Dans une situation de défiance généralisée et de décryptage immédiat des stratégies de storytelling, pointe tout de suite le soupçon du «purpose washing», avec un risque de «vulnérabilité» des entreprises et des organisations qui revendiquent ainsi leur engagement sociétal. Un risque réputationnel bien évidemment, mais également juridique, comme l’attestait récemment «l’Affaire du siècle». Dans Justice pour le climat ! Les nouvelles formes de mobilisation citoyenne, publié fin 2019, la professeure de droit à la Sorbonne Judith Rochfeld fait le bilan des procès intentés à travers le monde et montre comment de plus en plus de collectifs citoyens ou d’associations poursuivent gouvernants et entreprises au nom de la planète et font du levier juridique une véritable arme contre les engagements mal pris ou mal tenus.

Oui, les entreprises sont de plus en plus attendues sur leurs engagements et leurs contributions à un monde meilleur. Mais la crédibilité, la sincérité de ces engagements pose question, dans un contexte où les citoyens-consommateurs sont de mieux en mieux informés et aptes à les décrypter. 75% des Français se disent ainsi méfiants envers les engagements affichés par les entreprises et 67% déclarent difficile de distinguer celles qui sont vraiment responsables des autres, selon une récente enquête Harris Interactive pour Stratégies.

Dans ce contexte, pour que les stratégies des institutions et entreprises soient réussies, pour que les raisons d’être proclamées soient crédibles, pour que l’influence soit bonne et acceptée, il y a une nécessité d’urgence absolue de veiller, de connaître, de comprendre son environnement. Encore plus dans une société volatile, émotive, brutale, instantanée, éruptive même parfois. Il faut connaître, comprendre ses publics, internes et externes, véritablement enquêter pour anticiper les transformations sociales, à travers une approche multi-critères, micro et macro, des grandes tendances aux objets du quotidien, de la grande étude traditionnelle à la pétition sur Change.org.

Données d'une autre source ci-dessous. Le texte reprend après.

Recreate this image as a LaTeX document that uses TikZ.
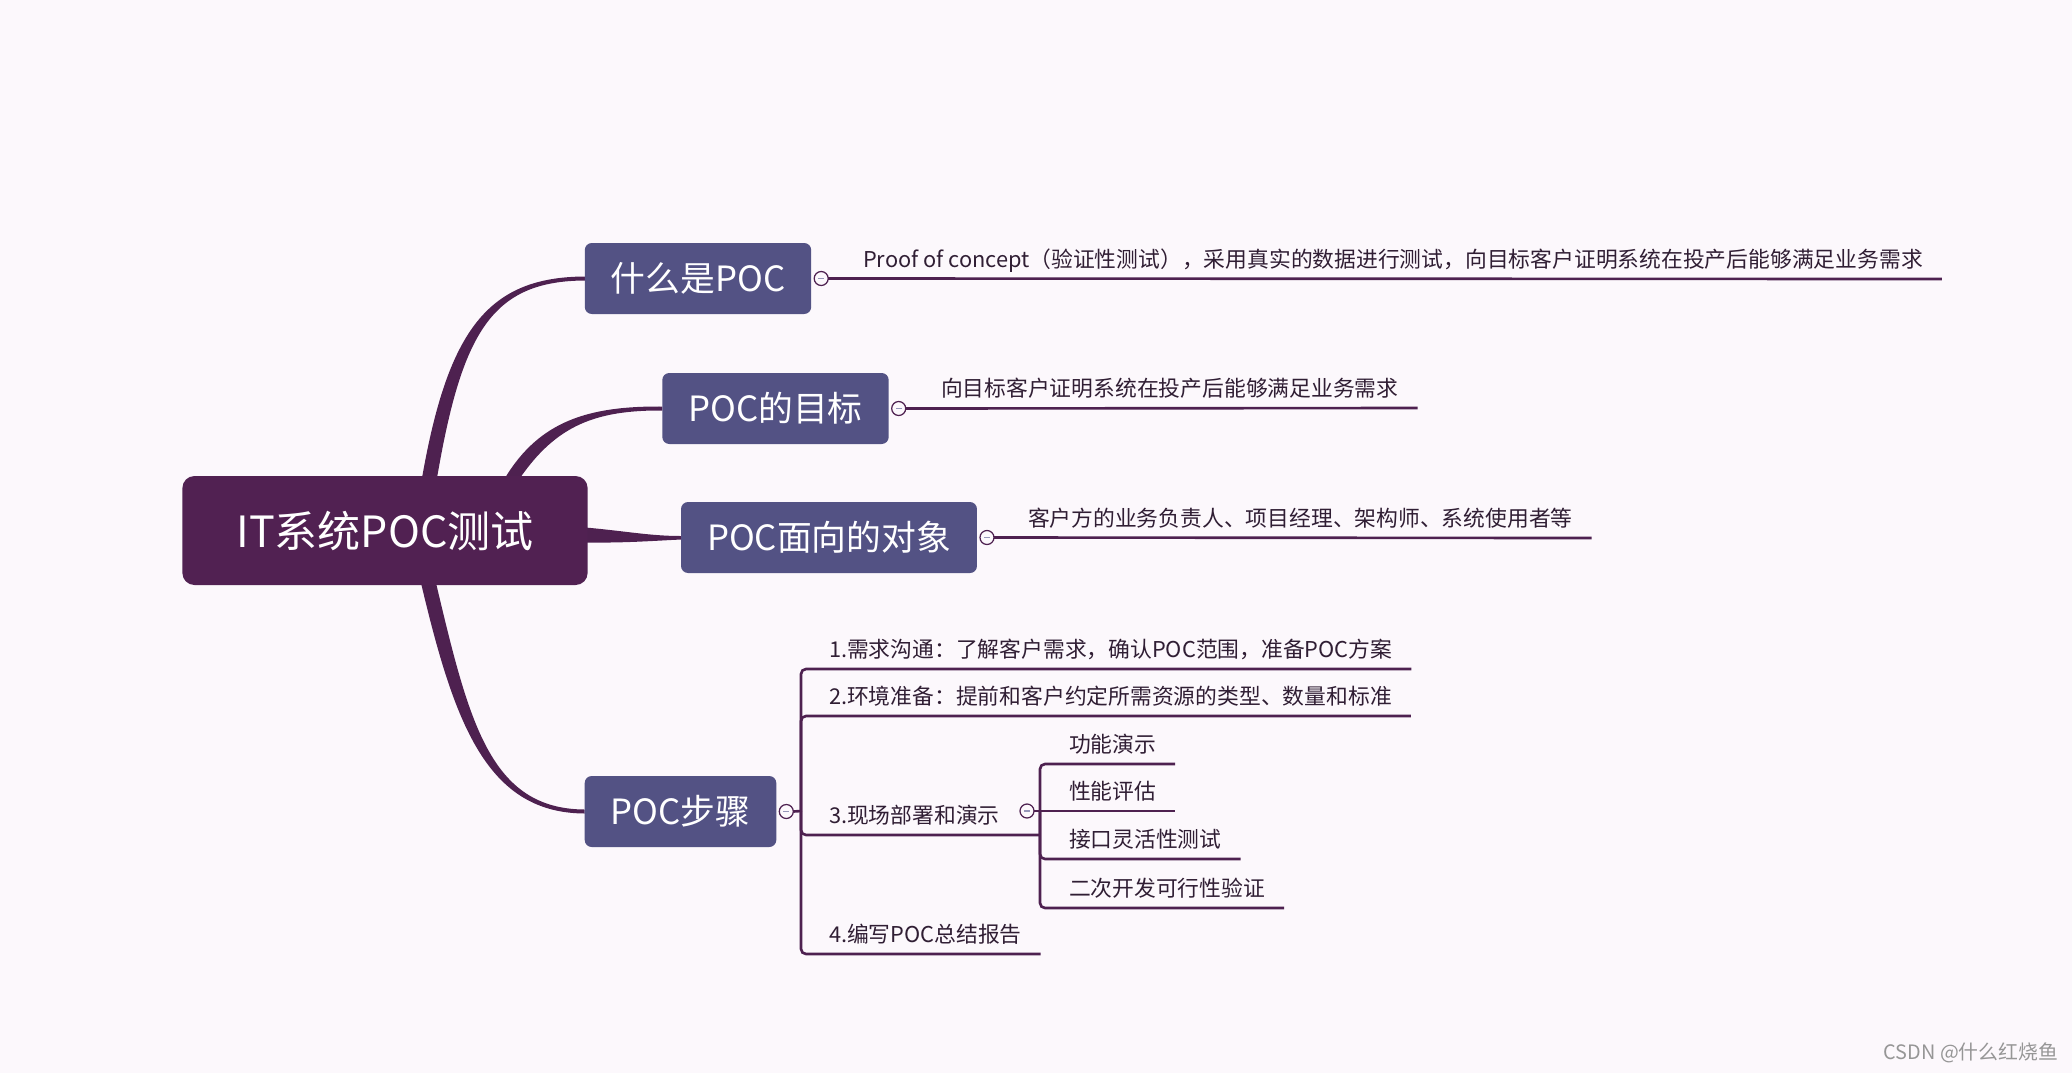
\documentclass[tikz,border=0pt]{standalone}
\usepackage{fontspec}
\setmainfont{Noto Sans CJK SC}
\usepackage{xcolor}
\usepackage{tikz}
\usetikzlibrary{positioning, calc, backgrounds}
\definecolor{paper}{RGB}{252,248,252}
\definecolor{rootFill}{RGB}{81,33,82}
\definecolor{topicFill}{RGB}{83,82,132}
\definecolor{branch}{RGB}{78,33,80}
\definecolor{textDark}{RGB}{48,30,52}
\definecolor{minusMark}{RGB}{150,150,185}
\definecolor{markGray}{RGB}{150,150,150}

\begin{document}
\begin{tikzpicture}[
    x=0.02cm, y=-0.02cm,
    every node/.style={outer sep=0pt},
    rootbox/.style={fill=rootFill, rounded corners=0.24cm, text=white,
        font=\fontsize{24.5}{30}\selectfont, inner xsep=1.08cm, minimum height=2.18cm},
    topic/.style={fill=topicFill, rounded corners=0.14cm, text=white,
        font=\fontsize{19.8}{24}\selectfont, inner xsep=0.52cm, minimum height=1.42cm},
    fold/.style={circle, draw=branch, fill=paper, line width=0.7pt,
        minimum size=0.28cm, inner sep=0pt,
        path picture={\draw[minusMark, line width=0.6pt]
            ([xshift=-1.6pt]path picture bounding box.center) --
            ([xshift=1.6pt]path picture bounding box.center);}},
    leaf/.style={anchor=south west, text=textDark, font=\fontsize{12.4}{15}\selectfont,
        inner xsep=0.38cm, inner ysep=0.18cm, text height=11pt, text depth=1.5pt},
    twig/.style={draw=branch, line width=1.5pt},
]
% Canvas in pixels: x in [0, 2072], y in [0, 1073], y grows downward
\useasboundingbox (0,0) rectangle (2072,1073);

% --- Central topic and main topics ---
\node[rootbox] (root) at (385, 530.5) {IT系统POC测试};

\node[topic] (what)   at (698, 278.5)   {什么是POC};
\node[topic] (goal)   at (775.5, 408.5) {POC的目标};
\node[topic] (target) at (829, 537.5)   {POC面向的对象};
\node[topic] (steps)  at (680.5, 811.5) {POC步骤};

% fold markers right of each topic
\node[fold, right=0.06cm of what]   (fWhat)   {};
\node[fold, right=0.06cm of goal]   (fGoal)   {};
\node[fold, right=0.06cm of target] (fTarget) {};
\node[fold, right=0.06cm of steps]  (fSteps)  {};

% --- Details of the first three topics ---
\node[leaf] (dWhat) at (844, 279)
    {Proof of concept（验证性测试），采用真实的数据进行测试，向目标客户证明系统在投产后能够满足业务需求};
\node[leaf] (dGoal) at (922, 408) {向目标客户证明系统在投产后能够满足业务需求};
\node[leaf] (dTarget) at (1009, 538) {客户方的业务负责人、项目经理、架构师、系统使用者等};

\draw[twig] (fWhat.east) -- (dWhat.south east);
\draw[twig] (fGoal.east) -- (dGoal.south east);
\draw[twig] (fTarget.east) -- (dTarget.south east);

% --- Steps: bracket with four items ---
\coordinate (jSteps) at (801, 811);
\node[leaf] (s1) at (810, 669) {1.需求沟通：了解客户需求，确认POC范围，准备POC方案};
\node[leaf] (s2) at (810, 716) {2.环境准备：提前和客户约定所需资源的类型、数量和标准};
\node[leaf] (s3) at (810, 835) {3.现场部署和演示};
\node[leaf] (s4) at (810, 954) {4.编写POC总结报告};

\draw[twig] (fSteps.east) -- (jSteps);
\draw[twig, rounded corners=0.1cm] (jSteps) |- (s1.south east);
\draw[twig, rounded corners=0.1cm] (jSteps) |- (s2.south east);
\draw[twig, rounded corners=0.1cm] (jSteps) |- (s4.south east);

% sub-bracket under step 3
\coordinate (jDemo) at (1040, 811);
\node[fold] (fDemo) at (1027, 811) {};
\draw[twig, rounded corners=0.1cm] (jSteps) |- (jDemo |- s3.south);

\node[leaf] (t1) at (1050, 764) {功能演示};
\node[leaf] (t2) at (1050, 811) {性能评估};
\node[leaf] (t3) at (1050, 859) {接口灵活性测试};
\node[leaf] (t4) at (1050, 908) {二次开发可行性验证};

\draw[twig] (fDemo.east) -- (jDemo);
\draw[twig, rounded corners=0.1cm] (jDemo) |- (t1.south east);
\draw[twig] (jDemo) -- (t2.south east);
\draw[twig, rounded corners=0.1cm] (jDemo) |- (t3.south east);
\draw[twig, rounded corners=0.1cm] (jDemo) |- (t4.south east);

% --- Watermark ---
\node[text=markGray, font=\fontsize{11.3}{14}\selectfont] (mark) at (1971, 1053)
    {CSDN @什么红烧鱼};

% --- Paper and tapered main branches (behind the boxes) ---
\begin{scope}[on background layer]
\fill[paper] (0,0) rectangle (2072,1073);

\fill[branch] ($(root.north)+(37,2)$)
    .. controls (448,330) and (488,277) .. ($(what.west)+(0,-2)$)
    -- ($(what.west)+(0,2)$)
    .. controls (492,281) and (462,332) .. ($(root.north)+(52,2)$) -- cycle;

\fill[branch] ($(root.north)+(120,2)$)
    .. controls (540,420) and (590,406) .. ($(goal.west)+(0,-2)$)
    -- ($(goal.west)+(0,2)$)
    .. controls (595,410) and (556,426) .. ($(root.north)+(135,2)$) -- cycle;

\fill[branch] ($(root.east)+(-2,-3)$)
    .. controls (625,531) and (650,536) .. ($(target.west)+(0,-1.5)$)
    -- ($(target.west)+(0,2)$)
    .. controls (650,541) and (625,543) .. ($(root.east)+(-2,12)$) -- cycle;

\fill[branch] ($(root.south)+(36,-2)$)
    .. controls (454,722) and (486,813) .. ($(steps.west)+(0,2)$)
    -- ($(steps.west)+(0,-2)$)
    .. controls (490,809) and (469,722) .. ($(root.south)+(51,-2)$) -- cycle;
\end{scope}

\end{tikzpicture}
\end{document}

Innover sur les méthodologies

La société est multi-facette, multi-identitaire… Les études doivent désormais ressembler à la société qu’elles auscultent et non l’inverse, pour ne pas passer à côté de la moitié de leur sujet. Innover sur les méthodologies, ne pas hésiter à revenir au terrain et au face à face, être capable de cibler un segment ou une communauté précise et digne d’intérêt pour l’entreprise, prendre le temps d’écouter et de comprendre, en sortant de l’urgence qui ne paie pas, sont autant d’axes pour maîtriser son environnement et donc la réception de son discours.

Il ne peut plus y avoir de stratégie de communication sans stratégie d’opinion, c’est-à-dire sans identification des représentations, de leurs ressorts et de la manière dont elles se façonnent, sans analyse du lien entre représentations et pratiques, et sans compréhension des logiques de réception d’un discours ou d’un argumentaire. Car un récit ou des éléments de langage déconnectés, ou contradictoires avec les perceptions, les ressentis et les expériences subjectives, n’a aucune chance de fonctionner. On est alors dans la recherche & développement d'un nouveau genre, la recherche de signes et le développement d'une nouvelle parole : outils de veille, d’études, analyses sociologiques, études de terrain et de temps long, champ des idées et de la recherche, compréhension du quotidien, suivi des objets, des lieux, des pratiques qui font sens…

Tous les signes et signaux doivent être repérés, étudiés, compris, comparés pour embrasser les faits sociaux et adapter en conséquence les stratégies et leur expression. Sans faux pas, sans faire semblant. Il convient de veiller à n’afficher aucune certitude, mais des convictions, documentées, argumentées, confirmées par les études. Le défi de l’engagement d’une marque ou d’une entreprise ne peut être relevé qu’avec bonne foi. Cela signifie que cet engagement doit aussi emporter l’adhésion personnelle du dirigeant qui place la connaissance approfondie de son environnement d’opinion au rang des priorités de son organisation et de ses décisions, en visant un dialogue construit et fructueux avec ses publics, de plus en plus soupçonneux et exigeants.